The canonical change did not automatically validate the ordinations of the Philadelphia 11 and Washington 4, which the House of Bishops had deemed irregular. The Bishops adopted a Mind of the House Resolution that outlined options, including conditional ordination, that would make completion of the ritual of ordination possible for the women, in an effort to effect a "reconciliation" of church and individual.

The first regular ordination of a woman took place on January 1, 1977, when Jacqueline Means was ordained at the Church of All Saints in Indianapolis, Indiana. In spite of the objections of traditionalists, including some bishops who refused to ordain women in their dioceses, women flocked to fulfill their vocations. One year after the General Convention resolved that the canons on ordination "shall be equally applicable to men and women," Presiding Bishop Allin announced at a special meeting of the House of Bishops that he was "unable to accept women in the role of priest" and that he would resign, "if it is determined by prayerful authority that this limitation prevents one from serving as the Presiding Bishop of this Church." In response and in support of the Presiding Bishop, the House issued a statement that affirmed, "no bishop, priest, or lay person should be coerced or penalized in any manner" for opposing, or supporting, women's ordination.

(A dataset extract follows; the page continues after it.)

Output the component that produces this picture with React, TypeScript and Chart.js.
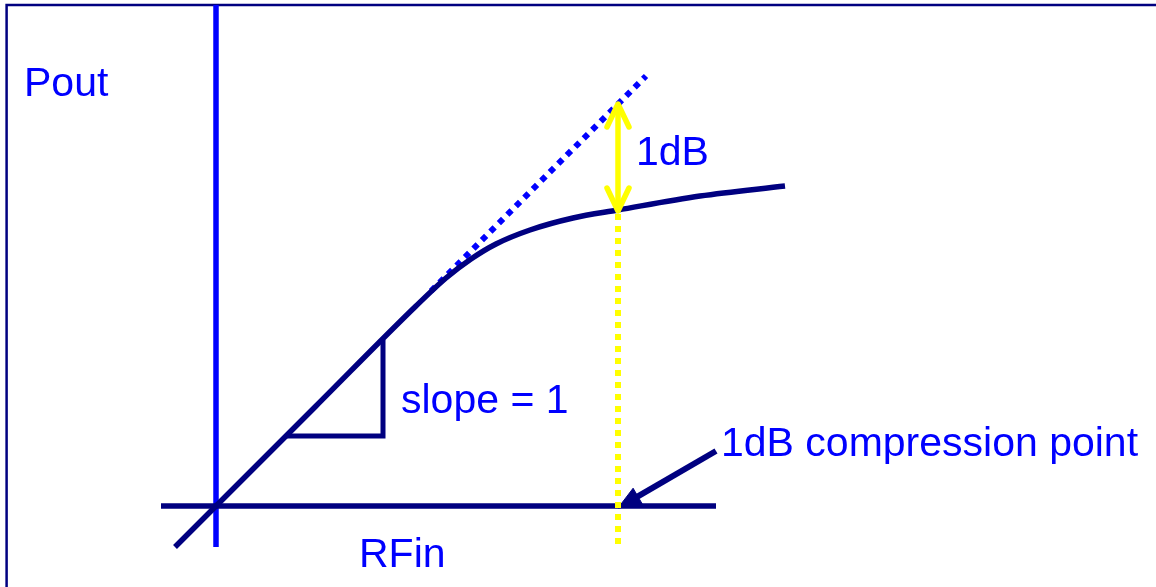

Twenty years later, what became known as the "Conscience Clause" in the House of Bishops was being used by a handful of dioceses to deny women access to ordination and the right to exercise their ordained ministry. In response, the 1997 General Convention adopted resolution A053, which stipulated the canons were mandatory and applicable in all dioceses, and that "no member of this Church shall be denied a place in the life and governance of this Church on account of their sex."

The 1977 canon change removed any prohibition of women in the episcopacy, but no women were elected as bishops until 1989, when Barbara Harris was consecrated as Bishop Suffragan of Massachusetts. Women remain a distinct minority in the episcopacy. Though nearly every year since 1989 has seen the election of at least one female bishop, the ratio of women to men has historically been very small, with 46 women being elected from 1989 to 2023 as opposed to 234 men. On June 18, 2006, the role of women in The Episcopal Church reached new heights when Katharine Jefferts Schori was elected as the 26th Presiding Bishop and Primate of The Episcopal Church.